### Information shown ###

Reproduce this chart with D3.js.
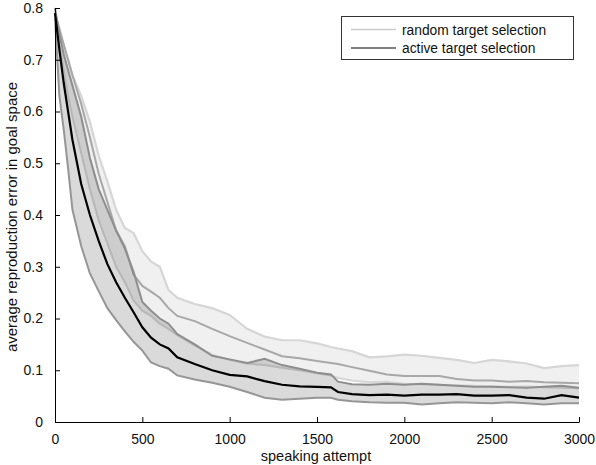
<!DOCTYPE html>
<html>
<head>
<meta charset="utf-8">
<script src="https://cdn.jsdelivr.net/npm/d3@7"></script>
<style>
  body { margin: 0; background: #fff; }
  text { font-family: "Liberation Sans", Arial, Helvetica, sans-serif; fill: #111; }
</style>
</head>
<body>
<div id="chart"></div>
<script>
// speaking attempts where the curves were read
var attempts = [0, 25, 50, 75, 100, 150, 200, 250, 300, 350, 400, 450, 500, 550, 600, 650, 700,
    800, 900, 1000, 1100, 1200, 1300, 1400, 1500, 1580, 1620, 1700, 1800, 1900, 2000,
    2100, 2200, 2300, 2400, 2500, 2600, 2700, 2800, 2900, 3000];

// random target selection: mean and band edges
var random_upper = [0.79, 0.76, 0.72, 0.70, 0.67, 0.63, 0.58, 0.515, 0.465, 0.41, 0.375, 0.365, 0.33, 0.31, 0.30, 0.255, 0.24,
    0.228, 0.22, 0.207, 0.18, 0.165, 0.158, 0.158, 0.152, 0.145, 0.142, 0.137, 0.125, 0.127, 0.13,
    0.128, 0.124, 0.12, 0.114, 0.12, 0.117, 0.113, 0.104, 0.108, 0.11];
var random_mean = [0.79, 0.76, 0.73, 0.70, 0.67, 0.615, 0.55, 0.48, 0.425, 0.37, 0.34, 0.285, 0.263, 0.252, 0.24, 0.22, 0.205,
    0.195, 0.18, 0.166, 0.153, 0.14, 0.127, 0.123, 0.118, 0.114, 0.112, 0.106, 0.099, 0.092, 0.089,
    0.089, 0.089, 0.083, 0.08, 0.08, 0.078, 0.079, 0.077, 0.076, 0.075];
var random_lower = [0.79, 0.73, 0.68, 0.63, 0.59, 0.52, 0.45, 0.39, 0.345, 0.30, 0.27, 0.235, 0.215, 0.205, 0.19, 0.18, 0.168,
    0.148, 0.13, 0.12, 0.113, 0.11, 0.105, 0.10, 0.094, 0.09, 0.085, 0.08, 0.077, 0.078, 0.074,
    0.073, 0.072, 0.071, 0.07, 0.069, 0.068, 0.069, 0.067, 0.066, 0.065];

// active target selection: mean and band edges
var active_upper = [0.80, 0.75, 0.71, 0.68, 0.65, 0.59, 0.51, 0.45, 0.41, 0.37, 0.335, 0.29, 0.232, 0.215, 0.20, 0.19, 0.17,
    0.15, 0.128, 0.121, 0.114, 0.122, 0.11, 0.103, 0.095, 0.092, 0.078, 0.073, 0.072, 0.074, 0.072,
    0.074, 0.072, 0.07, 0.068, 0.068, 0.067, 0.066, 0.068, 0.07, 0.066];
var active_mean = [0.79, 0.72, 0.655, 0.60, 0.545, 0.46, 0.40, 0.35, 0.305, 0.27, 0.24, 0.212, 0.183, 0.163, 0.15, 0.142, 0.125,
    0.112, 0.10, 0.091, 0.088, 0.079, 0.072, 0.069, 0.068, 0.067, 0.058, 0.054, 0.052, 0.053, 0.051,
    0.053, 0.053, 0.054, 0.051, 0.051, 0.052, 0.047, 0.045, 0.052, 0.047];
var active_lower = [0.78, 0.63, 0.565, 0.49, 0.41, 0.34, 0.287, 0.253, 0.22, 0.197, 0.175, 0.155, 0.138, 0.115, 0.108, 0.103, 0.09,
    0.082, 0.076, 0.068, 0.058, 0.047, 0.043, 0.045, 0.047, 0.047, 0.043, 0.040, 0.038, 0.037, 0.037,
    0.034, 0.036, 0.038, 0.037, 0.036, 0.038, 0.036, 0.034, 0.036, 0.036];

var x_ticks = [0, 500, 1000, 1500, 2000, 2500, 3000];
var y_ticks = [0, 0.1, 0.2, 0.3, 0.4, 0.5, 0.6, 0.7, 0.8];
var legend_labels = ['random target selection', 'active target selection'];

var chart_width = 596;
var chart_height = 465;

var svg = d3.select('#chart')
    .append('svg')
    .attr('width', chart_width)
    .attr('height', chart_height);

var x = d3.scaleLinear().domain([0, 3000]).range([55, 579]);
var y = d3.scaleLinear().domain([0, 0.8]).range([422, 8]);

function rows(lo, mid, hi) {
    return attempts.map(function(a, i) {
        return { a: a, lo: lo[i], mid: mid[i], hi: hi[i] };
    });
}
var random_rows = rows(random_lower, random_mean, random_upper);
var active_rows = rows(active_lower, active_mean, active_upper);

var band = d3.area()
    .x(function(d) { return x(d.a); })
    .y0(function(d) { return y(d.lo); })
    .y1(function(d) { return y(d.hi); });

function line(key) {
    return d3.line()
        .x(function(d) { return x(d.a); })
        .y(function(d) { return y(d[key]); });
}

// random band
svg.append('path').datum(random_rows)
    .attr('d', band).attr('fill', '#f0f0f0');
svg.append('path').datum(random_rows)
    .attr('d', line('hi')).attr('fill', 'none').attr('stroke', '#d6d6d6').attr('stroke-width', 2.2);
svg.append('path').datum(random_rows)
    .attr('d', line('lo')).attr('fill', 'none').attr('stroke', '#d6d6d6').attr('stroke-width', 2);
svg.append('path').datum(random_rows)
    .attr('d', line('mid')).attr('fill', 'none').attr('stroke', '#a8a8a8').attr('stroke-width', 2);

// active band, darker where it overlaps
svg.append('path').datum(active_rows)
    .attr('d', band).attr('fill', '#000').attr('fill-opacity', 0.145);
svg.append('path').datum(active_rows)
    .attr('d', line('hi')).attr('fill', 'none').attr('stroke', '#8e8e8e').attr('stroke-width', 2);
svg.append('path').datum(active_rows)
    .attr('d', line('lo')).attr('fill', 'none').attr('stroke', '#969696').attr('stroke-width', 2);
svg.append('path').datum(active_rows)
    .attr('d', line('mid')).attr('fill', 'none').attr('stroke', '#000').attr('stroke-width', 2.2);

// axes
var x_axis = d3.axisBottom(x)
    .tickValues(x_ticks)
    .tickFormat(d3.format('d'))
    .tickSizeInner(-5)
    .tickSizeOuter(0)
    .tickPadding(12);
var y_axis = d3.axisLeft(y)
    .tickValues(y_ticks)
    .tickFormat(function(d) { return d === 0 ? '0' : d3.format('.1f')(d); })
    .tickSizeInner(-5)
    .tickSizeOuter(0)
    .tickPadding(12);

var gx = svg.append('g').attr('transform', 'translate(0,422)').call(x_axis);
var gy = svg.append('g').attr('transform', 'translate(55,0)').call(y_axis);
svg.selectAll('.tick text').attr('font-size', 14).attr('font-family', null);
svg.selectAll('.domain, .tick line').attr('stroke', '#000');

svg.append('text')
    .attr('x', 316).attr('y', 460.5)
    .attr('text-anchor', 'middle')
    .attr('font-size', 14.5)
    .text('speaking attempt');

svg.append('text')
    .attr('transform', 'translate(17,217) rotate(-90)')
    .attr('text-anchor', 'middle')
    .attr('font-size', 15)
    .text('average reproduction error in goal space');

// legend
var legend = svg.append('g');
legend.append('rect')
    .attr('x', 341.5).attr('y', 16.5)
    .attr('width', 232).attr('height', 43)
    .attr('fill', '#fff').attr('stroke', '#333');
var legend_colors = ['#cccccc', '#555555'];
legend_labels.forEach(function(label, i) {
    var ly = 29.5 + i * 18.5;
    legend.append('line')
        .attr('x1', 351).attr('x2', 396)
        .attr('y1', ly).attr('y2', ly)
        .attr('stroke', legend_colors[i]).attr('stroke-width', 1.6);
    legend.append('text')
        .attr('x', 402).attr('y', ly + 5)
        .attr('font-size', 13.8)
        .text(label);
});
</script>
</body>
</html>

###

Repeat the listing in full and exactly. Do not include any images.

▶ **Reply to the task**:
Reproduce this chart with D3.js.
<!DOCTYPE html>
<html>
<head>
<meta charset="utf-8">
<script src="https://cdn.jsdelivr.net/npm/d3@7"></script>
<style>
  body { margin: 0; background: #fff; }
  text { font-family: "Liberation Sans", Arial, Helvetica, sans-serif; fill: #111; }
</style>
</head>
<body>
<div id="chart"></div>
<script>
// speaking attempts where the curves were read
var attempts = [0, 25, 50, 75, 100, 150, 200, 250, 300, 350, 400, 450, 500, 550, 600, 650, 700,
    800, 900, 1000, 1100, 1200, 1300, 1400, 1500, 1580, 1620, 1700, 1800, 1900, 2000,
    2100, 2200, 2300, 2400, 2500, 2600, 2700, 2800, 2900, 3000];

// random target selection: mean and band edges
var random_upper = [0.79, 0.76, 0.72, 0.70, 0.67, 0.63, 0.58, 0.515, 0.465, 0.41, 0.375, 0.365, 0.33, 0.31, 0.30, 0.255, 0.24,
    0.228, 0.22, 0.207, 0.18, 0.165, 0.158, 0.158, 0.152, 0.145, 0.142, 0.137, 0.125, 0.127, 0.13,
    0.128, 0.124, 0.12, 0.114, 0.12, 0.117, 0.113, 0.104, 0.108, 0.11];
var random_mean = [0.79, 0.76, 0.73, 0.70, 0.67, 0.615, 0.55, 0.48, 0.425, 0.37, 0.34, 0.285, 0.263, 0.252, 0.24, 0.22, 0.205,
    0.195, 0.18, 0.166, 0.153, 0.14, 0.127, 0.123, 0.118, 0.114, 0.112, 0.106, 0.099, 0.092, 0.089,
    0.089, 0.089, 0.083, 0.08, 0.08, 0.078, 0.079, 0.077, 0.076, 0.075];
var random_lower = [0.79, 0.73, 0.68, 0.63, 0.59, 0.52, 0.45, 0.39, 0.345, 0.30, 0.27, 0.235, 0.215, 0.205, 0.19, 0.18, 0.168,
    0.148, 0.13, 0.12, 0.113, 0.11, 0.105, 0.10, 0.094, 0.09, 0.085, 0.08, 0.077, 0.078, 0.074,
    0.073, 0.072, 0.071, 0.07, 0.069, 0.068, 0.069, 0.067, 0.066, 0.065];

// active target selection: mean and band edges
var active_upper = [0.80, 0.75, 0.71, 0.68, 0.65, 0.59, 0.51, 0.45, 0.41, 0.37, 0.335, 0.29, 0.232, 0.215, 0.20, 0.19, 0.17,
    0.15, 0.128, 0.121, 0.114, 0.122, 0.11, 0.103, 0.095, 0.092, 0.078, 0.073, 0.072, 0.074, 0.072,
    0.074, 0.072, 0.07, 0.068, 0.068, 0.067, 0.066, 0.068, 0.07, 0.066];
var active_mean = [0.79, 0.72, 0.655, 0.60, 0.545, 0.46, 0.40, 0.35, 0.305, 0.27, 0.24, 0.212, 0.183, 0.163, 0.15, 0.142, 0.125,
    0.112, 0.10, 0.091, 0.088, 0.079, 0.072, 0.069, 0.068, 0.067, 0.058, 0.054, 0.052, 0.053, 0.051,
    0.053, 0.053, 0.054, 0.051, 0.051, 0.052, 0.047, 0.045, 0.052, 0.047];
var active_lower = [0.78, 0.63, 0.565, 0.49, 0.41, 0.34, 0.287, 0.253, 0.22, 0.197, 0.175, 0.155, 0.138, 0.115, 0.108, 0.103, 0.09,
    0.082, 0.076, 0.068, 0.058, 0.047, 0.043, 0.045, 0.047, 0.047, 0.043, 0.040, 0.038, 0.037, 0.037,
    0.034, 0.036, 0.038, 0.037, 0.036, 0.038, 0.036, 0.034, 0.036, 0.036];

var x_ticks = [0, 500, 1000, 1500, 2000, 2500, 3000];
var y_ticks = [0, 0.1, 0.2, 0.3, 0.4, 0.5, 0.6, 0.7, 0.8];
var legend_labels = ['random target selection', 'active target selection'];

var chart_width = 596;
var chart_height = 465;

var svg = d3.select('#chart')
    .append('svg')
    .attr('width', chart_width)
    .attr('height', chart_height);

var x = d3.scaleLinear().domain([0, 3000]).range([55, 579]);
var y = d3.scaleLinear().domain([0, 0.8]).range([422, 8]);

function rows(lo, mid, hi) {
    return attempts.map(function(a, i) {
        return { a: a, lo: lo[i], mid: mid[i], hi: hi[i] };
    });
}
var random_rows = rows(random_lower, random_mean, random_upper);
var active_rows = rows(active_lower, active_mean, active_upper);

var band = d3.area()
    .x(function(d) { return x(d.a); })
    .y0(function(d) { return y(d.lo); })
    .y1(function(d) { return y(d.hi); });

function line(key) {
    return d3.line()
        .x(function(d) { return x(d.a); })
        .y(function(d) { return y(d[key]); });
}

// random band
svg.append('path').datum(random_rows)
    .attr('d', band).attr('fill', '#f0f0f0');
svg.append('path').datum(random_rows)
    .attr('d', line('hi')).attr('fill', 'none').attr('stroke', '#d6d6d6').attr('stroke-width', 2.2);
svg.append('path').datum(random_rows)
    .attr('d', line('lo')).attr('fill', 'none').attr('stroke', '#d6d6d6').attr('stroke-width', 2);
svg.append('path').datum(random_rows)
    .attr('d', line('mid')).attr('fill', 'none').attr('stroke', '#a8a8a8').attr('stroke-width', 2);

// active band, darker where it overlaps
svg.append('path').datum(active_rows)
    .attr('d', band).attr('fill', '#000').attr('fill-opacity', 0.145);
svg.append('path').datum(active_rows)
    .attr('d', line('hi')).attr('fill', 'none').attr('stroke', '#8e8e8e').attr('stroke-width', 2);
svg.append('path').datum(active_rows)
    .attr('d', line('lo')).attr('fill', 'none').attr('stroke', '#969696').attr('stroke-width', 2);
svg.append('path').datum(active_rows)
    .attr('d', line('mid')).attr('fill', 'none').attr('stroke', '#000').attr('stroke-width', 2.2);

// axes
var x_axis = d3.axisBottom(x)
    .tickValues(x_ticks)
    .tickFormat(d3.format('d'))
    .tickSizeInner(-5)
    .tickSizeOuter(0)
    .tickPadding(12);
var y_axis = d3.axisLeft(y)
    .tickValues(y_ticks)
    .tickFormat(function(d) { return d === 0 ? '0' : d3.format('.1f')(d); })
    .tickSizeInner(-5)
    .tickSizeOuter(0)
    .tickPadding(12);

var gx = svg.append('g').attr('transform', 'translate(0,422)').call(x_axis);
var gy = svg.append('g').attr('transform', 'translate(55,0)').call(y_axis);
svg.selectAll('.tick text').attr('font-size', 14).attr('font-family', null);
svg.selectAll('.domain, .tick line').attr('stroke', '#000');

svg.append('text')
    .attr('x', 316).attr('y', 460.5)
    .attr('text-anchor', 'middle')
    .attr('font-size', 14.5)
    .text('speaking attempt');

svg.append('text')
    .attr('transform', 'translate(17,217) rotate(-90)')
    .attr('text-anchor', 'middle')
    .attr('font-size', 15)
    .text('average reproduction error in goal space');

// legend
var legend = svg.append('g');
legend.append('rect')
    .attr('x', 341.5).attr('y', 16.5)
    .attr('width', 232).attr('height', 43)
    .attr('fill', '#fff').attr('stroke', '#333');
var legend_colors = ['#cccccc', '#555555'];
legend_labels.forEach(function(label, i) {
    var ly = 29.5 + i * 18.5;
    legend.append('line')
        .attr('x1', 351).attr('x2', 396)
        .attr('y1', ly).attr('y2', ly)
        .attr('stroke', legend_colors[i]).attr('stroke-width', 1.6);
    legend.append('text')
        .attr('x', 402).attr('y', ly + 5)
        .attr('font-size', 13.8)
        .text(label);
});
</script>
</body>
</html>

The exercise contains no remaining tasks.